Claude Haiku reaches around 80% with the skill. Local GLM-4.7-Flash-GGUF Q4_0 starts at 40% and reaches 85%, a 45-point lift. At zero marginal API cost, that is a capable enough tier for high-volume automated kernel generation tasks that do not require production-grade reliability on every call.

The practical read is this: Sonnet plus the skill is the default deployment for high-reliability kernel generation. The local GLM option covers high-volume, lower-stakes automation. Opus is reserved for generating new skills or handling tasks outside the skill’s scope, not for routine execution of tasks it has already documented how to do.

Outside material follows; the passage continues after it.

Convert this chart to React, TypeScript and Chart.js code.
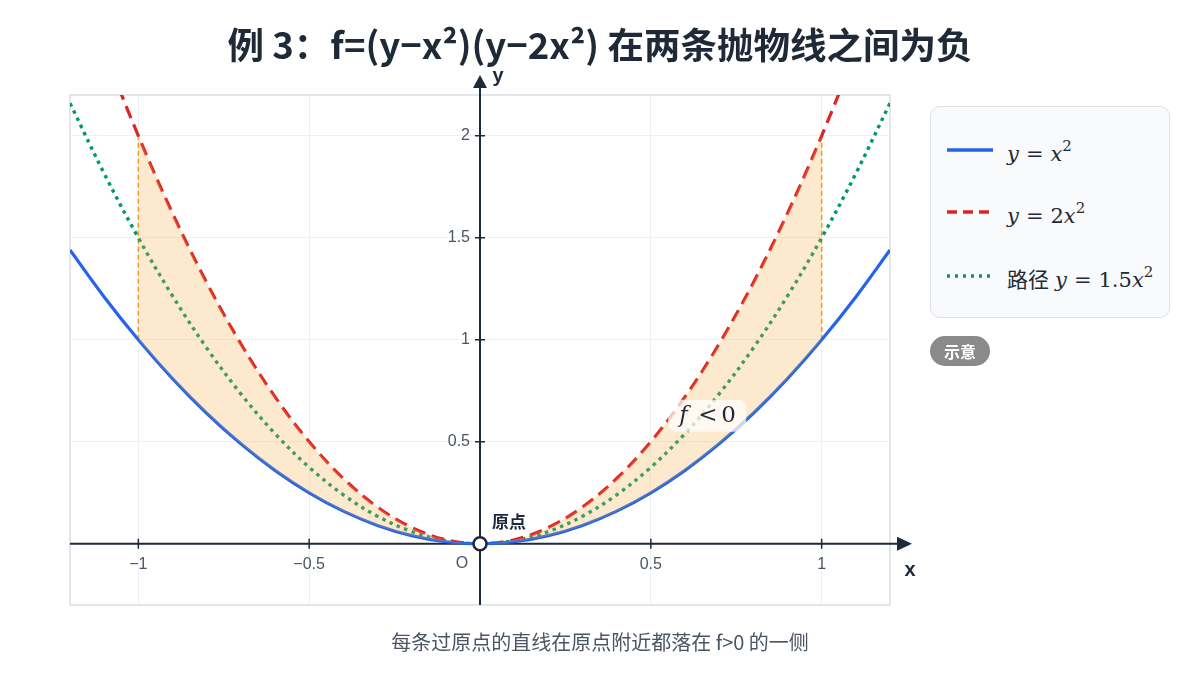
import React, { useEffect, useRef } from "react";
import { Chart, registerables } from "chart.js";

Chart.register(...registerables);

// ---- data ----
const xs = [-1.2, -1.1, -1.0, -0.9, -0.8, -0.7, -0.6, -0.5, -0.4, -0.3, -0.2, -0.1, 0, 0.1, 0.2, 0.3, 0.4, 0.5, 0.6, 0.7, 0.8, 0.9, 1.0, 1.1, 1.2];
const yX2 = [1.44, 1.21, 1.0, 0.81, 0.64, 0.49, 0.36, 0.25, 0.16, 0.09, 0.04, 0.01, 0, 0.01, 0.04, 0.09, 0.16, 0.25, 0.36, 0.49, 0.64, 0.81, 1.0, 1.21, 1.44];
const y2X2 = [2.88, 2.42, 2.0, 1.62, 1.28, 0.98, 0.72, 0.5, 0.32, 0.18, 0.08, 0.02, 0, 0.02, 0.08, 0.18, 0.32, 0.5, 0.72, 0.98, 1.28, 1.62, 2.0, 2.42, 2.88];
const y15X2 = [2.16, 1.815, 1.5, 1.215, 0.96, 0.735, 0.54, 0.375, 0.24, 0.135, 0.06, 0.015, 0, 0.015, 0.06, 0.135, 0.24, 0.375, 0.54, 0.735, 0.96, 1.215, 1.5, 1.815, 2.16];
const regionStart = 2; // x = -1
const regionEnd = 22; // x = 1
const xTicks = [-1, -0.5, 0.5, 1];
const xTickLabels = ["−1", "−0.5", "0.5", "1"];
const yTicks = [0.5, 1, 1.5, 2];
const yTickLabels = ["0.5", "1", "1.5", "2"];
const xRange = [-1.2, 1.2];
const yRange = [-0.3, 2.2];
const boundaryX = [-1, 1];
const labelPos = { x: 0.665, y: 0.628 };

const TITLE = "例 3：f=(y−x²)(y−2x²) 在两条抛物线之间为负";
const FOOTER = "每条过原点的直线在原点附近都落在 f>0 的一侧";

const pts = (ys: number[], a = 0, b = xs.length - 1) =>
  xs.slice(a, b + 1).map((x, i) => ({ x, y: ys[a + i] }));

const SANS = '"Noto Sans CJK SC", "Noto Sans", Inter, sans-serif';
const TICKF = '"Liberation Sans", Arial, sans-serif';
const MATH = '"DejaVu Serif", "Liberation Serif", serif';

const axesPlugin = {
  id: "axesPlugin",
  beforeDatasetsDraw(chart: any) {
    const { ctx, chartArea: ca, scales } = chart;
    const sx = scales.x, sy = scales.y;
    const ox = sx.getPixelForValue(0), oy = sy.getPixelForValue(0);
    ctx.save();
    // border
    ctx.strokeStyle = "#e3e6ea";
    ctx.lineWidth = 2;
    ctx.strokeRect(ca.left, ca.top, ca.right - ca.left, ca.bottom - ca.top);
    // orange boundary dashed lines
    ctx.strokeStyle = "#f0a020";
    ctx.lineWidth = 1.6;
    ctx.setLineDash([5, 3]);
    boundaryX.forEach((bx) => {
      const px = sx.getPixelForValue(bx);
      ctx.beginPath();
      ctx.moveTo(px, sy.getPixelForValue(bx * bx));
      ctx.lineTo(px, sy.getPixelForValue(2 * bx * bx));
      ctx.stroke();
    });
    ctx.setLineDash([]);
    // axes
    ctx.strokeStyle = "#1e293b";
    ctx.fillStyle = "#1e293b";
    ctx.lineWidth = 2;
    ctx.beginPath();
    ctx.moveTo(ca.left, oy);
    ctx.lineTo(ca.right + 10, oy);
    ctx.moveTo(ox, ca.bottom);
    ctx.lineTo(ox, ca.top - 10);
    ctx.stroke();
    // arrows
    ctx.beginPath();
    ctx.moveTo(ca.right + 22, oy);
    ctx.lineTo(ca.right + 7, oy - 7);
    ctx.lineTo(ca.right + 7, oy + 7);
    ctx.closePath();
    ctx.fill();
    ctx.beginPath();
    ctx.moveTo(ox, ca.top - 20);
    ctx.lineTo(ox - 7, ca.top - 7);
    ctx.lineTo(ox + 7, ca.top - 7);
    ctx.closePath();
    ctx.fill();
    // tick marks
    ctx.lineWidth = 1.5;
    ctx.beginPath();
    xTicks.forEach((t) => {
      const px = sx.getPixelForValue(t);
      ctx.moveTo(px, oy - 5);
      ctx.lineTo(px, oy + 5);
    });
    yTicks.forEach((t) => {
      const py = sy.getPixelForValue(t);
      ctx.moveTo(ox - 5, py);
      ctx.lineTo(ox + 5, py);
    });
    ctx.stroke();
    // tick labels
    ctx.fillStyle = "#4b5563";
    ctx.font = `16px ${TICKF}`;
    ctx.textAlign = "center";
    ctx.textBaseline = "middle";
    xTicks.forEach((t, i) => {
      ctx.fillText(xTickLabels[i], sx.getPixelForValue(t), oy + 21);
    });
    ctx.fillText("O", ox - 18, oy + 20);
    ctx.textAlign = "right";
    yTicks.forEach((t, i) => {
      ctx.fillText(yTickLabels[i], ox - 10, sy.getPixelForValue(t));
    });
    // axis names
    ctx.fillStyle = "#1e293b";
    ctx.font = `bold 20px ${TICKF}`;
    ctx.textAlign = "center";
    ctx.fillText("x", ca.right + 20, oy + 27);
    ctx.fillText("y", ox + 18, ca.top - 19);
    ctx.restore();
  },
  afterDatasetsDraw(chart: any) {
    const { ctx, scales } = chart;
    const sx = scales.x, sy = scales.y;
    const ox = sx.getPixelForValue(0), oy = sy.getPixelForValue(0);
    ctx.save();
    // origin marker
    ctx.beginPath();
    ctx.arc(ox, oy, 6.5, 0, Math.PI * 2);
    ctx.fillStyle = "#ffffff";
    ctx.fill();
    ctx.lineWidth = 2.5;
    ctx.strokeStyle = "#1e293b";
    ctx.stroke();
    // 原点
    ctx.fillStyle = "#1e293b";
    ctx.font = `bold 17px ${SANS}`;
    ctx.textAlign = "left";
    ctx.textBaseline = "middle";
    ctx.fillText("原点", ox + 12, oy - 22);
    // f < 0 label
    const lx = sx.getPixelForValue(labelPos.x);
    const ly = sy.getPixelForValue(labelPos.y);
    const w = 78, h = 32;
    ctx.fillStyle = "rgba(255,255,255,0.72)";
    const r = 8;
    const x0 = lx - w / 2, y0 = ly - h / 2;
    ctx.beginPath();
    ctx.moveTo(x0 + r, y0);
    ctx.arcTo(x0 + w, y0, x0 + w, y0 + h, r);
    ctx.arcTo(x0 + w, y0 + h, x0, y0 + h, r);
    ctx.arcTo(x0, y0 + h, x0, y0, r);
    ctx.arcTo(x0, y0, x0 + w, y0, r);
    ctx.closePath();
    ctx.fill();
    ctx.fillStyle = "#1e293b";
    ctx.textBaseline = "middle";
    ctx.font = `italic 23px ${MATH}`;
    ctx.textAlign = "left";
    ctx.fillText("f", x0 + 11, ly);
    ctx.font = `23px ${MATH}`;
    ctx.fillText("<", x0 + 30, ly);
    ctx.fillText("0", x0 + 53, ly);
    ctx.restore();
  },
};

const gridColor = (ctx: any) => {
  const v = ctx.tick?.value;
  if (v === undefined) return "transparent";
  if (Math.abs(v) < 1e-9 || Math.abs(Math.abs(v) - 1.2) < 1e-9 || Math.abs(v + 0.3) < 1e-9 || Math.abs(v - 2.2) < 1e-9) return "transparent";
  return "#eef1f4";
};

function LegendLine({ color, dash }: { color: string; dash?: string }) {
  return (
    <svg width="48" height="8" style={{ display: "block" }}>
      <line x1="1" y1="4" x2="47" y2="4" stroke={color} strokeWidth="3.4" strokeDasharray={dash} />
    </svg>
  );
}

const mi: React.CSSProperties = { fontStyle: "italic" };
const eq: React.CSSProperties = { margin: "0 7px" };
const sup: React.CSSProperties = { fontSize: 15, verticalAlign: "10px", fontStyle: "normal" };

export default function App() {
  const ref = useRef<HTMLCanvasElement>(null);
  useEffect(() => {
    if (!ref.current) return;
    const chart = new Chart(ref.current, {
      type: "scatter",
      data: {
        datasets: [
          {
            label: "lower",
            data: pts(yX2, regionStart, regionEnd),
            showLine: true,
            borderWidth: 0,
            borderColor: "transparent",
            pointRadius: 0,
            tension: 0.35,
            fill: false,
          },
          {
            label: "upper",
            data: pts(y2X2, regionStart, regionEnd),
            showLine: true,
            borderWidth: 0,
            borderColor: "transparent",
            backgroundColor: "rgba(248,172,64,0.26)",
            pointRadius: 0,
            tension: 0.35,
            fill: "-1",
          },
          {
            label: "y = x²",
            data: pts(yX2),
            showLine: true,
            borderColor: "#2563eb",
            borderWidth: 3.2,
            pointRadius: 0,
            tension: 0.35,
            fill: false,
          },
          {
            label: "y = 2x²",
            data: pts(y2X2),
            showLine: true,
            borderColor: "#dc2626",
            borderWidth: 3.2,
            borderDash: [13, 7],
            pointRadius: 0,
            tension: 0.35,
            fill: false,
          },
          {
            label: "路径 y = 1.5x²",
            data: pts(y15X2),
            showLine: true,
            borderColor: "#059669",
            borderWidth: 3.4,
            borderDash: [3.5, 4.5],
            pointRadius: 0,
            tension: 0.35,
            fill: false,
          },
        ],
      },
      options: {
        animation: false,
        responsive: false,
        maintainAspectRatio: false,
        layout: { padding: { left: 70, right: 310, top: 95, bottom: 70 } },
        plugins: { legend: { display: false }, tooltip: { enabled: false }, title: { display: false } },
        scales: {
          x: {
            type: "linear",
            min: xRange[0],
            max: xRange[1],
            afterBuildTicks: (s: any) => {
              s.ticks = [xRange[0], ...xTicks.slice(0, 2), 0, ...xTicks.slice(2), xRange[1]].map((v) => ({ value: v }));
            },
            afterFit: (s: any) => {
              s.height = 0;
            },
            ticks: { display: false },
            border: { display: false },
            grid: { color: gridColor, drawTicks: false, lineWidth: 1 },
          },
          y: {
            type: "linear",
            min: yRange[0],
            max: yRange[1],
            afterBuildTicks: (s: any) => {
              s.ticks = [yRange[0], 0, ...yTicks, yRange[1]].map((v) => ({ value: v }));
            },
            afterFit: (s: any) => {
              s.width = 0;
            },
            ticks: { display: false },
            border: { display: false },
            grid: { color: gridColor, drawTicks: false, lineWidth: 1 },
          },
        },
      } as any,
      plugins: [axesPlugin],
    });
    return () => chart.destroy();
  }, []);

  return (
    <div style={{ position: "fixed", left: 0, top: 0, width: 1200, height: 675, background: "#ffffff", fontFamily: SANS, overflow: "hidden" }}>
      <canvas ref={ref} width={1200} height={675} style={{ position: "absolute", left: 0, top: 0, width: 1200, height: 675 }} />
      <div style={{ position: "absolute", left: 0, top: 19, width: 1200, textAlign: "center", fontSize: 36.5, fontWeight: 700, color: "#1f2937", lineHeight: "50px", whiteSpace: "nowrap" }}>
        {TITLE}
      </div>
      <div
        style={{
          position: "absolute",
          left: 930,
          top: 106,
          width: 240,
          height: 212,
          border: "1.5px solid #dde1e6",
          borderRadius: 10,
          background: "#f8fafc",
          boxSizing: "border-box",
        }}
      >
        {[
          { c: "#2563eb", d: undefined, top: 29, content: (<><span style={mi}>y</span><span style={eq}>=</span><span style={mi}>x</span><sup style={sup}>2</sup></>) },
          { c: "#dc2626", d: "10 6", top: 91, content: (<><span style={mi}>y</span><span style={eq}>=</span>2<span style={mi}>x</span><sup style={sup}>2</sup></>) },
          { c: "#059669", d: "3 5", top: 155, content: (<><span style={{ fontFamily: SANS, fontSize: 21, marginRight: 6 }}>路径</span><span style={mi}>y</span><span style={eq}>=</span>1.5<span style={mi}>x</span><sup style={sup}>2</sup></>) },
        ].map((it, i) => (
          <div key={i} style={{ position: "absolute", left: 15, top: it.top, height: 28, display: "flex", alignItems: "center" }}>
            <LegendLine color={it.c} dash={it.d} />
            <div style={{ marginLeft: 13, fontFamily: MATH, fontSize: 21, color: "#1f2937", lineHeight: "28px", whiteSpace: "nowrap" }}>{it.content}</div>
          </div>
        ))}
      </div>
      <div
        style={{
          position: "absolute",
          left: 930,
          top: 336,
          width: 60,
          height: 30,
          borderRadius: 15,
          background: "#8a8a8a",
          color: "#ffffff",
          fontWeight: 700,
          fontSize: 16,
          lineHeight: "30px",
          textAlign: "center",
        }}
      >
        示意
      </div>
      <div style={{ position: "absolute", left: 0, top: 629, width: 1200, textAlign: "center", fontSize: 20, color: "#4b5563", lineHeight: "26px", whiteSpace: "nowrap" }}>
        {FOOTER}
      </div>
    </div>
  );
}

Why Token Efficiency Is the Second Axis

The evaluation tracks tokens alongside accuracy, and the Kimi-K2-Thinking result is instructive here. That model improved on both dimensions when the skill was in context: higher pass rate and fewer tokens consumed per successful interaction. This pattern makes sense for reasoning-oriented models. When a model lacks domain-specific knowledge, it explores more paths before converging on a correct answer, generating more tokens as it reconsiders and self-corrects. A skill document that provides the right framework upfront eliminates much of that exploration. The model knows to set compute capability to 9.0 for H100 targets, knows the 128-byte shared memory alignment requirement for the async copy engine, knows the __CUDA_ARCH__ >= 900 guard for cp.async calls, and produces a direct answer rather than working toward those constraints iteratively.

The test cases the tool generates to measure this are deliberately minimal:

{
  "cases": [
    {
      "input": "Create a build.toml for a CUDA kernel targeting H100",
      "expected": {"contains": "9.0"}
    },
    {
      "input": "Write a CUDA kernel with async memory copy for H100",
      "expected": {"contains": "__CUDA_ARCH__ >= 900"}
    }
  ]
}

They check for architecture-specific markers that models without H100-specific training data reliably get wrong. KernelBench from Cognition AI and Stanford puts the broader challenge in context: even the strongest models reach only around 54% on Level 1 kernel tasks as of early 2025, without any skill document. Level 3 tasks involving full architecture blocks remain largely unsolved by single-pass generation. The upskill evaluation is narrower than KernelBench, but it tests the right failure modes for H100-targeted workflows: architecture-version confusion, missing capability guards, incorrect project structure.

The Update Problem That Fine-Tuning Cannot Solve

One reason the context injection approach holds up particularly well for CUDA is the pace of GPU architecture change. H100 (Hopper, compute capability 9.0) added wgmma warpgroup matrix multiply instructions, the Tensor Memory Accelerator for asynchronous bulk copies, and larger shared memory relative to A100. The next architecture shifts the picture again. Any fine-tuned weight that bakes in H100-specific knowledge starts degrading in relevance once the deployment target changes.

A skill file is plaintext. Updating it means re-running an expert agent trace against the new target, which takes minutes. The skill published at hf-skills/h100-diffusers-kernel-builder on the HuggingFace Hub represents a snapshot of H100 conventions; when the production target changes, you generate a new skill rather than scheduling a fine-tuning run. The result works across any tool that implements the Agent Skills specification: Claude Code, Cursor, GitHub Copilot, OpenAI Codex, Gemini CLI, OpenHands, and others. One generation step, portable across deployment environments.

The Evaluation-First Design

What makes upskill worth paying attention to is that it builds evaluation into the artifact generation step, not as an optional check but as the output that justifies the artifact. You do not publish a skill until you know its lift per model. You do not deploy a skill to Opus because the evaluation tells you the injection is counterproductive. For a field that mostly treats context injection as additively positive by default, a tool that actively discourages context when measurement shows it does not help represents a different design philosophy. The deployment decision, which model, what cost, what accuracy guarantee, follows from the evaluation table. Producing that table is what the tool is actually for.